REQUIREMENT -
Begin with the first line and repeat exactly through the line containing "const sourceWidths = [225, 231];"; leave every image out.

* * * * * * *

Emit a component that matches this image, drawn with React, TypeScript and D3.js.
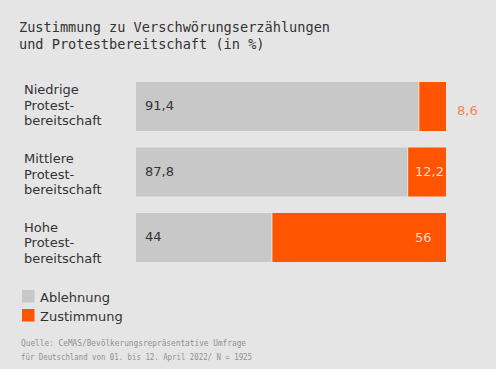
import * as d3 from "d3";

const categories = [
  ["Niedrige", "Protest-", "bereitschaft"],
  ["Mittlere", "Protest-", "bereitschaft"],
  ["Hohe", "Protest-", "bereitschaft"],
];
const ablehnung = [91.4, 87.8, 44];
const zustimmung = [8.6, 12.2, 56];
const seriesNames = ["Ablehnung", "Zustimmung"];
const titleLines = [
  "Zustimmung zu Verschwörungserzählungen",
  "und Protestbereitschaft (in %)",
];
const sourceLines = [
  "Quelle: CeMAS/Bevölkerungsrepräsentative Umfrage",
  "für Deutschland von 01. bis 12. April 2022/ N = 1925",
];
const sourceWidths = [225, 231];

const W = 500;
const H = 369;
const GRAY = "#c8c8c8";
const ORANGE = "#ff5500";
const BG = "#e5e5e5";
const TEXT = "#333333";
const SANS = "'DejaVu Sans', sans-serif";
const MONO = "'DejaVu Sans Mono', monospace";

const fmt = (v: number) => String(v).replace(".", ",");

export default function App() {
  const keys = categories.map((c) => c[0]);
  const x = d3.scaleLinear().domain([0, 100]).range([136, 446]);
  const y = d3.scaleBand<string>().domain(keys).range([82, 262]).paddingInner(0.252);
  const bw = y.bandwidth();

  return (
    <svg
      width={W}
      height={H}
      style={{ position: "absolute", left: 0, top: 0, display: "block" }}
    >
      <rect x={0} y={0} width={496} height={H} fill={BG} />
      <g fontFamily={MONO} fontSize={13.6} fill={TEXT}>
        {titleLines.map((t, i) => (
          <text key={t} x={19} y={32 + i * 16.5}>
            {t}
          </text>
        ))}
      </g>

      {keys.map((k, i) => {
        const top = y(k)!;
        const cy = top + bw / 2;
        const split = x(ablehnung[i]);
        const end = x(ablehnung[i] + zustimmung[i]);
        const inside = end - split > 35;
        return (
          <g key={k}>
            <rect x={x(0)} y={top} width={split - x(0) - 1} height={bw} fill={GRAY} />
            <rect x={split} y={top} width={end - split} height={bw} fill={ORANGE} />
            <text x={x(0) + 9} y={cy + 3.5} fontFamily={SANS} fontSize={13} fill={TEXT}>
              {fmt(ablehnung[i])}
            </text>
            <text
              x={inside ? end - 31 : end + 11}
              y={cy + (inside ? 4 : 9)}
              fontFamily={SANS}
              fontSize={13}
              fill={inside ? "#ffd9c4" : "#f5824d"}
            >
              {fmt(zustimmung[i])}
            </text>
            <g fontFamily={SANS} fontSize={13} fill={TEXT}>
              {categories[i].map((line, j) => (
                <text key={j} x={24} y={cy - 12 + i * 3 + j * 15.5}>
                  {line}
                </text>
              ))}
            </g>
          </g>
        );
      })}

      {seriesNames.map((s, i) => (
        <g key={s}>
          <rect x={22} y={290 + i * 19} width={12.5} height={12.5} fill={i === 0 ? GRAY : ORANGE} />
          <text x={40} y={302 + i * 19} fontFamily={SANS} fontSize={13} fill={TEXT}>
            {s}
          </text>
        </g>
      ))}

      <g fontFamily={MONO} fontSize={8} fill="#909090">
        {sourceLines.map((t, i) => (
          <text
            key={t}
            x={21}
            y={346 + i * 14}
            textLength={sourceWidths[i]}
            lengthAdjust="spacingAndGlyphs"
          >
            {t}
          </text>
        ))}
      </g>
    </svg>
  );
}
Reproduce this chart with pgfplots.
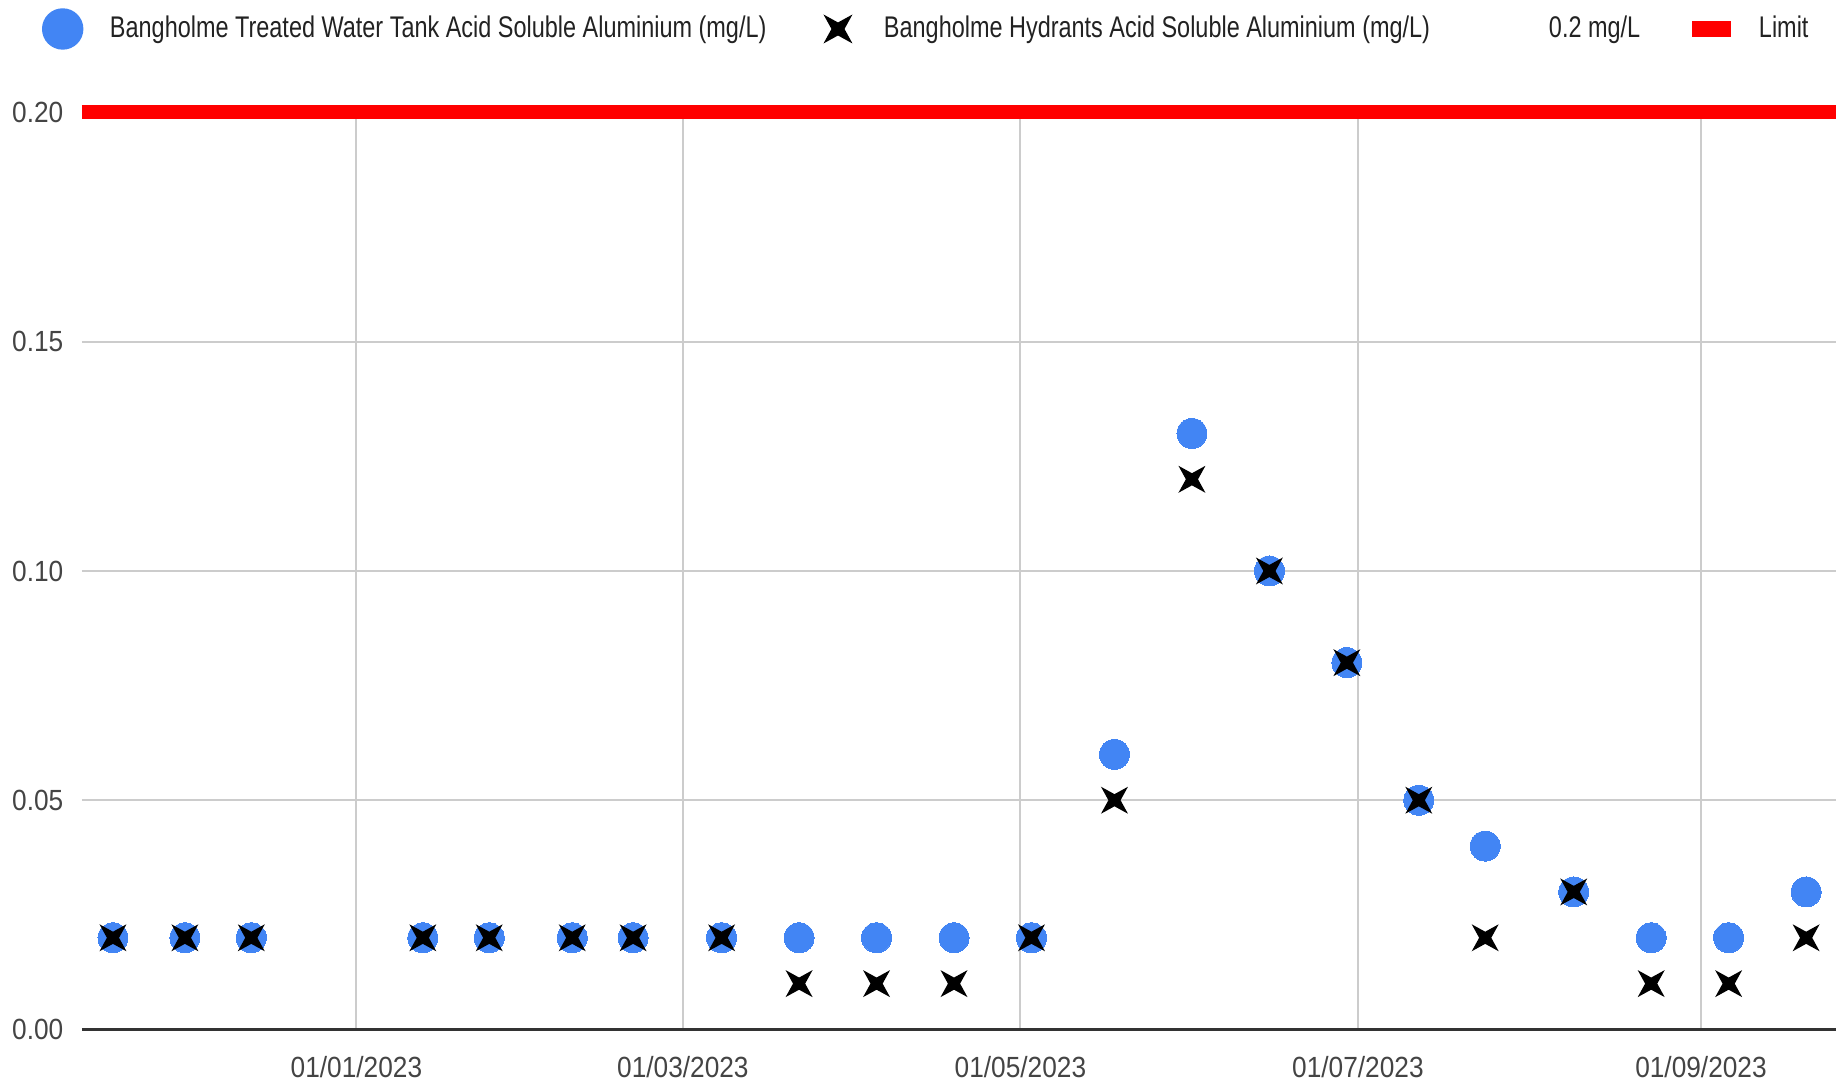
\documentclass[border=0pt]{standalone}
\usepackage{fontspec}
\newfontfamily\legfont[FakeStretch=0.785]{Liberation Sans}
\newfontfamily\tickfont[FakeStretch=0.9]{Liberation Sans}
\usepackage{pgfplots}
\usepackage{pgfplotstable}
\pgfplotsset{compat=1.18}
\definecolor{gblue}{HTML}{4285F4}
\definecolor{gridgray}{HTML}{CCCCCC}
\definecolor{basegray}{HTML}{333333}
\definecolor{legtxt}{HTML}{222222}
\definecolor{ticktxt}{HTML}{444444}
\definecolor{limitred}{HTML}{FF0000}

\pgfdeclareplotmark{xstar}{%
 \pgfpathmoveto{\pgfqpoint{\pgfplotmarksize}{\pgfplotmarksize}}%
 \pgfpathlineto{\pgfqpoint{0pt}{0.45\pgfplotmarksize}}%
 \pgfpathlineto{\pgfqpoint{-\pgfplotmarksize}{\pgfplotmarksize}}%
 \pgfpathlineto{\pgfqpoint{-0.45\pgfplotmarksize}{0pt}}%
 \pgfpathlineto{\pgfqpoint{-\pgfplotmarksize}{-\pgfplotmarksize}}%
 \pgfpathlineto{\pgfqpoint{0pt}{-0.45\pgfplotmarksize}}%
 \pgfpathlineto{\pgfqpoint{\pgfplotmarksize}{-\pgfplotmarksize}}%
 \pgfpathlineto{\pgfqpoint{0.45\pgfplotmarksize}{0pt}}%
 \pgfpathclose
 \pgfusepathqfill
}

% x = days since 01/01/2023
\pgfplotstableread{
x    tank  hydr
-44  0.02  0.02
-31  0.02  0.02
-19  0.02  0.02
12   0.02  0.02
24   0.02  0.02
39   0.02  0.02
50   0.02  0.02
66   0.02  0.02
80   0.02  0.01
94   0.02  0.01
108  0.02  0.01
122  0.02  0.02
137  0.06  0.05
151  0.13  0.12
165  0.10  0.10
179  0.08  0.08
192  0.05  0.05
204  0.04  0.02
220  0.03  0.03
234  0.02  0.01
248  0.02  0.01
262  0.03  0.02
}\datatable

\begin{document}
\begin{tikzpicture}
\useasboundingbox (-8.2mm,-5.7mm) rectangle (175.6mm,102.95mm);
\begin{axis}[
  scale only axis, width=175.4mm, height=91.7mm,
  xmin=-49.6, xmax=267.4, ymin=0, ymax=0.2,
  axis line style={draw=none},
  major tick length=0pt,
  xtick={0,59,120,181,243},
  xticklabels={01/01/2023,01/03/2023,01/05/2023,01/07/2023,01/09/2023},
  ytick={0.05,0.1,0.15,0.2},
  yticklabels={0.05,0.10,0.15,0.20},
  extra y ticks={0}, extra y tick labels={0.00},
  extra y tick style={grid style={basegray, line width=0.3mm}},
  grid=major, grid style={gridgray, line width=0.2mm},
  ticklabel style={font={\tickfont\fontsize{8.3pt}{10pt}\selectfont}, text=ticktxt},
  xticklabel style={anchor=north, inner sep=0pt, yshift=-2.6mm},
  yticklabel style={anchor=east, inner sep=0pt, xshift=-1.8mm},
  clip=false,
  legend columns=-1,
  legend cell align=left,
  legend style={at={(axis description cs:0,1)}, anchor=west, xshift=-4.2mm, yshift=8.35mm,
    draw=none, fill=none, inner sep=0pt, outer sep=0pt, column sep=0pt, row sep=0pt,
    nodes={inner sep=0pt, outer sep=0pt, font={\legfont\fontsize{8.5pt}{10pt}\selectfont}, text=legtxt}},
]
\addlegendimage{legend image code/.code={\path[draw=none, fill=none] (0mm,0mm) -- (7mm,0mm); \fill[gblue] (2.27mm,0mm) circle (2mm);}}
\addlegendentry{\makebox[66.0mm][l]{Bangholme Treated Water Tank Acid Soluble Aluminium (mg/L)}}
\addlegendimage{legend image code/.code={\path[draw=none, fill=none] (0mm,0mm) -- (11.4mm,0mm); \path[black, mark=xstar, mark size=1.45mm] plot coordinates {(6.8mm,0mm)};}}
\addlegendentry{\makebox[55.1mm][l]{Bangholme Hydrants Acid Soluble Aluminium (mg/L)}}
\addlegendimage{legend image code/.code={\path[draw=none, fill=none] (0mm,0mm) -- (11.4mm,0mm);}}
\addlegendentry{\makebox[9.6mm][l]{0.2 mg/L}}
\addlegendimage{legend image code/.code={\path[draw=none, fill=none] (0mm,0mm) -- (11.4mm,0mm); \fill[limitred] (4.8mm,-0.7mm) rectangle (8.5mm,0.7mm);}}
\addlegendentry{Limit}

\addplot[limitred, line width=1.4mm, forget plot] coordinates {(-49.6,0.2) (267.4,0.2)};
\addplot[only marks, gblue, mark=*, mark size=1.5mm, mark options={fill=gblue, draw=gblue, line width=0pt}, forget plot] table[x=x, y=tank] {\datatable};
\addplot[only marks, black, mark=xstar, mark size=1.35mm, mark options={fill=black}, forget plot] table[x=x, y=hydr] {\datatable};
\end{axis}
\end{tikzpicture}
\end{document}
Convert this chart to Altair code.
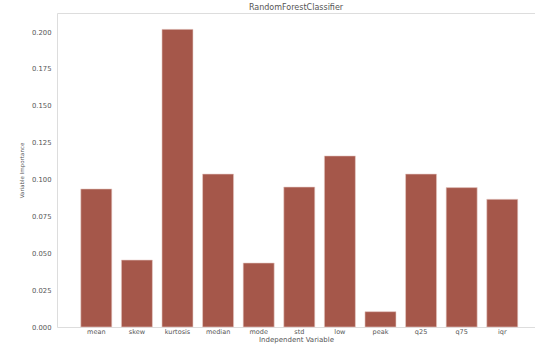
import altair as alt
import pandas as pd

features = ["mean", "skew", "kurtosis", "median", "mode", "std", "low", "peak", "q25", "q75", "iqr"]
importance = [0.0936, 0.0454, 0.2018, 0.1037, 0.0434, 0.0949, 0.1160, 0.0104, 0.1037, 0.0945, 0.0866]

df = pd.DataFrame({"feature": features, "importance": importance})

FONT = "DejaVu Sans"
TXT = "#555555"

chart = alt.Chart(df).mark_bar(color="#a5574a", stroke="#e9cfc9", strokeWidth=0.6).encode(
    x=alt.X("feature:N", sort=features,
            scale=alt.Scale(paddingInner=0.236, paddingOuter=0.505, align=0.58),
            axis=alt.Axis(title="Independent Variable", labelAngle=0, domain=False, ticks=False,
                          labelPadding=1.5, labelFontSize=6.5, labelColor=TXT, labelFont=FONT,
                          titleFontSize=7, titleFont=FONT, titleColor=TXT, titleFontWeight="normal",
                          titlePadding=0)),
    y=alt.Y("importance:Q", scale=alt.Scale(domain=[0, 0.2129], nice=False, zero=True),
            axis=alt.Axis(title="Variable Importance", values=[0, 0.025, 0.05, 0.075, 0.1, 0.125, 0.15, 0.175, 0.2],
                          format=".3f", grid=False, domain=False, ticks=False, labelPadding=6,
                          labelFontSize=6.8, labelColor=TXT, labelFont=FONT,
                          titleFontSize=5.5, titleFont=FONT, titleColor=TXT, titleFontWeight="normal",
                          titlePadding=7)),
).properties(
    width=478, height=314,
    title=alt.TitleParams("RandomForestClassifier", fontSize=8, font=FONT, color=TXT,
                          fontWeight="normal", anchor="middle", offset=1.5),
    padding={"left": 57, "top": 13, "right": 0, "bottom": 17},
    autosize=alt.AutoSizeParams(type="none"),
).configure_view(stroke="#ebebeb", strokeWidth=1).configure(background="white")

chart.save("out.html", embed_options={"renderer": "svg", "actions": False})
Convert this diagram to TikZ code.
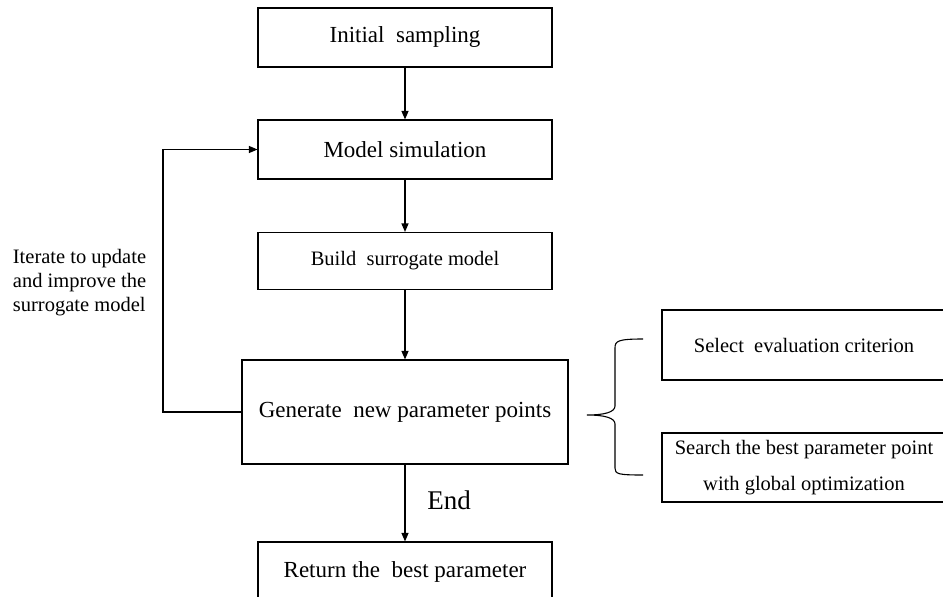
\documentclass[tikz,border=0pt]{standalone}
\usepackage{fontspec}
\setmainfont{Liberation Serif}
\usetikzlibrary{arrows.meta}
\begin{document}
\begin{tikzpicture}[x=1pt,y=-1pt,
    box/.style={draw,line width=1.1pt,inner sep=0pt,minimum width=294pt,minimum height=59pt,font=\fontsize{23}{27}\selectfont},
    sidebox/.style={draw,line width=1.1pt,inner sep=0pt,minimum width=284pt,minimum height=70pt,align=center,font=\fontsize{20.5}{36}\selectfont}]
  \useasboundingbox (0,0) rectangle (943,597);
  \clip (0,0) rectangle (943,597);
  \draw
    (405,37.5) node[box] (init){Initial~~sampling}
    (405,149.5) node[box] (sim){Model simulation}
    (405,261) node[box,minimum height=57pt,font=\fontsize{20.5}{24}\selectfont] (build){Build~~surrogate model}
    (405,412) node[box,minimum width=326pt,minimum height=104pt] (gen){Generate~~new parameter points}
    (405,572) node[box,minimum height=60pt] (ret){Return the~~best parameter}
    (804,345) node[sidebox] (sel){Select~~evaluation criterion}
    (804,467.5) node[sidebox,minimum height=69pt] (search){Search the best parameter point\\with global optimization}
    (449,500) node[font=\fontsize{27}{30}\selectfont] (endlbl){End}
    (12.7,249) node[anchor=north west,inner sep=0pt,align=left,font=\fontsize{20.5}{24}\selectfont] (note){Iterate to update\\and improve the\\surrogate model};
  \coordinate (bend) at (163,412);
  \begin{scope}[line width=1.1pt,-{Triangle[length=8.5pt,width=7pt]}]
    \draw (init) to (sim);
    \draw (sim) to (build);
    \draw (build) to (gen);
    \draw (gen) to (ret);
    \draw (gen.west) -- (bend) |- (sim.west);
  \end{scope}
  % brace
  \draw[line width=1.1pt] (643,339) .. controls (618,339) and (615,341) .. (615,348) -- (615,406)
    .. controls (615,412) and (605,415) .. (587,415)
    .. controls (605,415) and (615,418) .. (615,424) -- (615,468)
    .. controls (615,474) and (618,475) .. (643,475);
\end{tikzpicture}
\end{document}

* * * * * * *

RESPONSE TO THE EXERCISE -
Emit a component that matches this image, drawn with React, TypeScript and D3.js.
import * as d3 from "d3";

const categories = [
  ["Niedrige", "Protest-", "bereitschaft"],
  ["Mittlere", "Protest-", "bereitschaft"],
  ["Hohe", "Protest-", "bereitschaft"],
];
const ablehnung = [91.4, 87.8, 44];
const zustimmung = [8.6, 12.2, 56];
const seriesNames = ["Ablehnung", "Zustimmung"];
const titleLines = [
  "Zustimmung zu Verschwörungserzählungen",
  "und Protestbereitschaft (in %)",
];
const sourceLines = [
  "Quelle: CeMAS/Bevölkerungsrepräsentative Umfrage",
  "für Deutschland von 01. bis 12. April 2022/ N = 1925",
];
const sourceWidths = [225, 231];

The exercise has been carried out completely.